When finding derivatives of inverse trig functions, we use specific formulas that might look complicated at first, but follow a clear pattern. The three main formulas are:

$\frac{d}{dx} \arcsin u = \frac{\frac{du}{dx}}{\sqrt{1-u^2}}$

$\frac{d}{dx} \arctan u = \frac{\frac{du}{dx}}{1+ u^2}$

$\frac{d}{dx} \arcsec u = \frac{\frac{du}{dx}}{u\sqrt{u^2-1}}$

Let's see how to apply these with an example: For $y = \arcsin 4x$, we identify $u = 4x$ and $\frac{du}{dx} = 4$. Plugging these into the formula, we get $\frac{dy}{dx} = \frac{4}{\sqrt{1- (4x)^2}} = \frac{4}{\sqrt{1- 16x^2}}$.

Pro Tip: Always start by clearly identifying what your "u" is and finding its derivative. This makes applying the formula much more straightforward!

Similarly for $y = \arctan 3x$, with $u = 3x$ and $\frac{du}{dx} = 3$, the derivative is $\frac{dy}{dx} = \frac{3}{1+9x^2}$.

More Complex Inverse Trig Derivatives

When working with fractions inside inverse trig functions, apply the formula carefully. For example, with $y = \arctan \frac{x}{a}$ where $a$ is constant, we identify $u = \frac{x}{a}$ and find $\frac{du}{dx} = \frac{1}{a}$.

Substituting into the formula: $\frac{dy}{dx} = \frac{\frac{1}{a}}{1 + (\frac{x}{a})^2}$. After simplifying, we get the elegant result: $\frac{dy}{dx} = \frac{a}{a^2 + x^2}$.

For problems involving products and compositions, like $x = (\arctan t)^2$, use the chain rule. Since this is in the form $u^n$ where $u = \arctan t$ and $n = 2$, the derivative is $\frac{dx}{dt} = \frac{2 \arctan t}{1+t^2}$.
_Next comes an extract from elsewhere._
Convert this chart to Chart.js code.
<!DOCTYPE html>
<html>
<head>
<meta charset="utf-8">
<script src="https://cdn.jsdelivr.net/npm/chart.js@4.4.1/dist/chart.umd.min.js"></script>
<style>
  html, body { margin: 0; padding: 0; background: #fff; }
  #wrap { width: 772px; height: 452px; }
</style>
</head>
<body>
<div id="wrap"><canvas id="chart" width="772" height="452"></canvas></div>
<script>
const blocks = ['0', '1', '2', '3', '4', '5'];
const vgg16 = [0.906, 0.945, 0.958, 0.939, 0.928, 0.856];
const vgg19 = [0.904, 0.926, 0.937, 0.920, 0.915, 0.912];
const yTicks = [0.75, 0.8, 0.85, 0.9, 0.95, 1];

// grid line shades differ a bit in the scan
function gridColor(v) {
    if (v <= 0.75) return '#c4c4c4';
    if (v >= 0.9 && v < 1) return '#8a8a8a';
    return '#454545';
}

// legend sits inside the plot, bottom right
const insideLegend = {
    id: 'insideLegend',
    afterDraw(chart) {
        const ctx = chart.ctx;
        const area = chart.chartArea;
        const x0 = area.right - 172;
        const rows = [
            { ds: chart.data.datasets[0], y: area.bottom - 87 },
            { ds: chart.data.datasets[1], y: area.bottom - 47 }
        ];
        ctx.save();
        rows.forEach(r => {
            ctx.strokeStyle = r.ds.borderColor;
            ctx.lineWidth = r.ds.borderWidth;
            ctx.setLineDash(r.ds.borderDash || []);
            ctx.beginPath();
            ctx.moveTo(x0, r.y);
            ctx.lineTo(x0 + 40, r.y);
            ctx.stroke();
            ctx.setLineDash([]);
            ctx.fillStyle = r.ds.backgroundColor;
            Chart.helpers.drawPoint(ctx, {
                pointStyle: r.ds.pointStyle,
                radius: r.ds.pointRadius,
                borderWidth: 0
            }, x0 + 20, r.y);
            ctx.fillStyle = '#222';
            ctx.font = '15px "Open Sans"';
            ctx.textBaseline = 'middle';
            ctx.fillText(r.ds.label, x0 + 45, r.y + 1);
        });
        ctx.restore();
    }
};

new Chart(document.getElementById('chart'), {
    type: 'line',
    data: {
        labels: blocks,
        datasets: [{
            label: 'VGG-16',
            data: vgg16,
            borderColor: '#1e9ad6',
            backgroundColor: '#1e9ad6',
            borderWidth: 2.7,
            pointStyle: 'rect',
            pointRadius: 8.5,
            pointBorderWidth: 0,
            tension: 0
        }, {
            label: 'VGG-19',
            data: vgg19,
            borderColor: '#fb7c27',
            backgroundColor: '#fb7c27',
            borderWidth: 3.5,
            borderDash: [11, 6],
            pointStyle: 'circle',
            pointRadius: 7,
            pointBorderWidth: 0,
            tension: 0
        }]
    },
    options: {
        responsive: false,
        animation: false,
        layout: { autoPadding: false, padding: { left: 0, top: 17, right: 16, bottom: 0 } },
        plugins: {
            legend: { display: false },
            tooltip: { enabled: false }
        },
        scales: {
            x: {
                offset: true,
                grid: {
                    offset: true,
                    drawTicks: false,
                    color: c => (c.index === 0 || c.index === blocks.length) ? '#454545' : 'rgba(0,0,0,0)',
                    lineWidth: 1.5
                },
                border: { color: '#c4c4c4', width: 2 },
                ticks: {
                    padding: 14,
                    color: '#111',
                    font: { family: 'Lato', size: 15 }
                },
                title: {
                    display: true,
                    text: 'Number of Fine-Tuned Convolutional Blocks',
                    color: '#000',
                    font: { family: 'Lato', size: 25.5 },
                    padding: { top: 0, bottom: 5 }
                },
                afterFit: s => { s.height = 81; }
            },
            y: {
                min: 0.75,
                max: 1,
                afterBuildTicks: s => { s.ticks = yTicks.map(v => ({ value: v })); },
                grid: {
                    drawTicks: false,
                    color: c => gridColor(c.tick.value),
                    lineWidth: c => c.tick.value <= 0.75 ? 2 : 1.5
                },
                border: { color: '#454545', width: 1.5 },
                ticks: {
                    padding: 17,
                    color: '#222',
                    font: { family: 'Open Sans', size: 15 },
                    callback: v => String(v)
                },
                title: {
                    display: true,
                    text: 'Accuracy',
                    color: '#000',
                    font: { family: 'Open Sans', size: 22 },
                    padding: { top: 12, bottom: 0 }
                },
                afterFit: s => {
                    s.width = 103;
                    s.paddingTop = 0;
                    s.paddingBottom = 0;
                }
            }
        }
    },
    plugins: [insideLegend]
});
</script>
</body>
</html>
Remember: When solving problems with products like $y = x^2 \arcsin x$, use the product rule: find the derivative of each part and combine them properly.
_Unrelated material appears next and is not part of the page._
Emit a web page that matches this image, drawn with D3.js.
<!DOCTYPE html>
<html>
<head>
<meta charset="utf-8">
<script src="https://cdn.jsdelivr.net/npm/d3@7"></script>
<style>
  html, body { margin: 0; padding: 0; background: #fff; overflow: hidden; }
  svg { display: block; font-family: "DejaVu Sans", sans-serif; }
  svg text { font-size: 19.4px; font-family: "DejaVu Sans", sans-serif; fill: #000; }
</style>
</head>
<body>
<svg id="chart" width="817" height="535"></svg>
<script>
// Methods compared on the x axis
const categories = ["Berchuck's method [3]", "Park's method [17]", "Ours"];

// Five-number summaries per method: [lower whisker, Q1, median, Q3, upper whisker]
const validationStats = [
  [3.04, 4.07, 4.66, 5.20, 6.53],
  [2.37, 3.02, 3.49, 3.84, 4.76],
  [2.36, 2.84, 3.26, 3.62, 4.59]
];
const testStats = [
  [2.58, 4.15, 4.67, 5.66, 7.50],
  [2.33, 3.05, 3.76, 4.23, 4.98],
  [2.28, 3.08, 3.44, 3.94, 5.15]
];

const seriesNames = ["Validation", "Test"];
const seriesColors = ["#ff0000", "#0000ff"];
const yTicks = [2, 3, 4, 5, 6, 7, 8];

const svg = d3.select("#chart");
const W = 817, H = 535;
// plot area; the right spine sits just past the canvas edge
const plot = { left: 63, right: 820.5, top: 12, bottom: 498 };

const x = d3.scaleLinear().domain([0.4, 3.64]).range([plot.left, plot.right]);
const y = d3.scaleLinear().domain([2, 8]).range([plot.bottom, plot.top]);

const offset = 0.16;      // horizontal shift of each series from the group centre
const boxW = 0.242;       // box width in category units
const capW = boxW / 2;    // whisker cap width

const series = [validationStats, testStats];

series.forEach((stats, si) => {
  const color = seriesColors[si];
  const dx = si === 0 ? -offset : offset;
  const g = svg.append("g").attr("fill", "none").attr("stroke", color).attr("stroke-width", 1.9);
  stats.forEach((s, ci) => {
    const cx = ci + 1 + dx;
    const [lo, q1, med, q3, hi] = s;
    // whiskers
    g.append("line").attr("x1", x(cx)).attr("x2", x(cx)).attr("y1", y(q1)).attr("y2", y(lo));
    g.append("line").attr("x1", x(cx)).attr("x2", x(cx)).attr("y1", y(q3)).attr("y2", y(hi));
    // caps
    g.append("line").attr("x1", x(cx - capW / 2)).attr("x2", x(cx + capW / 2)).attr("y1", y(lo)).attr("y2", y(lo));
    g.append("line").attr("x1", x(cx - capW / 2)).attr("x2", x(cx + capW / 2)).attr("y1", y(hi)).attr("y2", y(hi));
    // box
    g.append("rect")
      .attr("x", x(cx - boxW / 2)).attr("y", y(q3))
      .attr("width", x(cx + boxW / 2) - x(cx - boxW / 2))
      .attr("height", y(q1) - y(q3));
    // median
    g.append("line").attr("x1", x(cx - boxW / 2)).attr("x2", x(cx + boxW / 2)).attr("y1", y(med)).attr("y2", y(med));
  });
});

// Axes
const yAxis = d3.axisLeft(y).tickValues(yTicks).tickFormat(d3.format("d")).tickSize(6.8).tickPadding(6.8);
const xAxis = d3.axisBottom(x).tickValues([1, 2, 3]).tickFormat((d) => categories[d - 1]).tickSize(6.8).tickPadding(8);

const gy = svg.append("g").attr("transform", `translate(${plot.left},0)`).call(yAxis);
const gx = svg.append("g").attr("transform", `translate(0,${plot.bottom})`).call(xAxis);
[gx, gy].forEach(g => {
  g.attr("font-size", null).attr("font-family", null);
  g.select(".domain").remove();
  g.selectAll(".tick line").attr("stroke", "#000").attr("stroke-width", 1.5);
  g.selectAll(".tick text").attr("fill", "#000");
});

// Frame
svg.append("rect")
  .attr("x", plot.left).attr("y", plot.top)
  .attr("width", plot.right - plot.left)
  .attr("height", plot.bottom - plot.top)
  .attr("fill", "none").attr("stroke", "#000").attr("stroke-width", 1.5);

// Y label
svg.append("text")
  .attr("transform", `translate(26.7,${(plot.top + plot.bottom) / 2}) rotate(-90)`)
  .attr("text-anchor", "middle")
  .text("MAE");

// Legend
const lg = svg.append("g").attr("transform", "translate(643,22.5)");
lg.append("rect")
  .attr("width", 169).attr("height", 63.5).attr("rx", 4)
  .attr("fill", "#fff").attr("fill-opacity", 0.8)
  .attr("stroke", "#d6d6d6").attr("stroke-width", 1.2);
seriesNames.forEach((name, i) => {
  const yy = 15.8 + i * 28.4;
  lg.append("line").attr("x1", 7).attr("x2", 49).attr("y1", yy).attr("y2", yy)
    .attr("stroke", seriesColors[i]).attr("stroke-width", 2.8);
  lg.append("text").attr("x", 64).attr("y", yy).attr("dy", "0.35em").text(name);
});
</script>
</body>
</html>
Products use the formula $(uv)' = u'v + uv'$, giving us $\frac{dy}{dx} = \frac{x^2}{\sqrt{1-x^2}} + 2x \arcsin x$ for the example above.

Complex Examples with Multiple Rules

More challenging problems combine multiple derivative rules. For example, with $y=(x-1) \sqrt{2x-x²} + \arcsin(x - 1)$, we need both the product rule and the inverse trig formula.

For the first term, we use the product rule where $u=(x-1)$ and $v=\sqrt{2x-x²}$. We find $u'=1$ and calculate $v'$ using the chain rule.

The second term uses the inverse sine formula with $u=x-1$, giving us $\frac{1}{\sqrt{1-(x-1)^2}}$.

Strategy Alert: Break complex expressions into manageable pieces. Solve each piece separately using the appropriate rules, then combine your results.

After careful algebraic manipulation and combining terms, the final derivative simplifies to $\frac{2x(2-x)}{\sqrt{2x-x²}}$, which is much cleaner than the original expression. This demonstrates how derivatives can sometimes be surprisingly simplified.

Final Examples and Practice

The last example showcases how derivatives can help us discover interesting relationships. When finding the derivative of $y = \frac{x}{\sqrt{a^2-x^2}} - \arcsin \frac{x}{a}$, we need both the quotient rule and the inverse trig formula.

For the first term, use the quotient rule with $u=x$ and $v=\sqrt{a^2-x^2}$. Then calculate the derivative of $\arcsin \frac{x}{a}$ using our formula with $u=\frac{x}{a}$.

When the terms are combined and simplified, we get the elegant result: $\frac{dy}{dx} = \frac{x^2}{(a^2-x^2)^{3/2}}$, which is surprisingly compact compared to the original expression.

You've got this! As you practice more problems, you'll develop an intuition for which techniques to apply and how terms might simplify.

The pattern of these problems shows that even complicated expressions can lead to relatively simple derivatives if you apply the rules carefully and look for opportunities to simplify.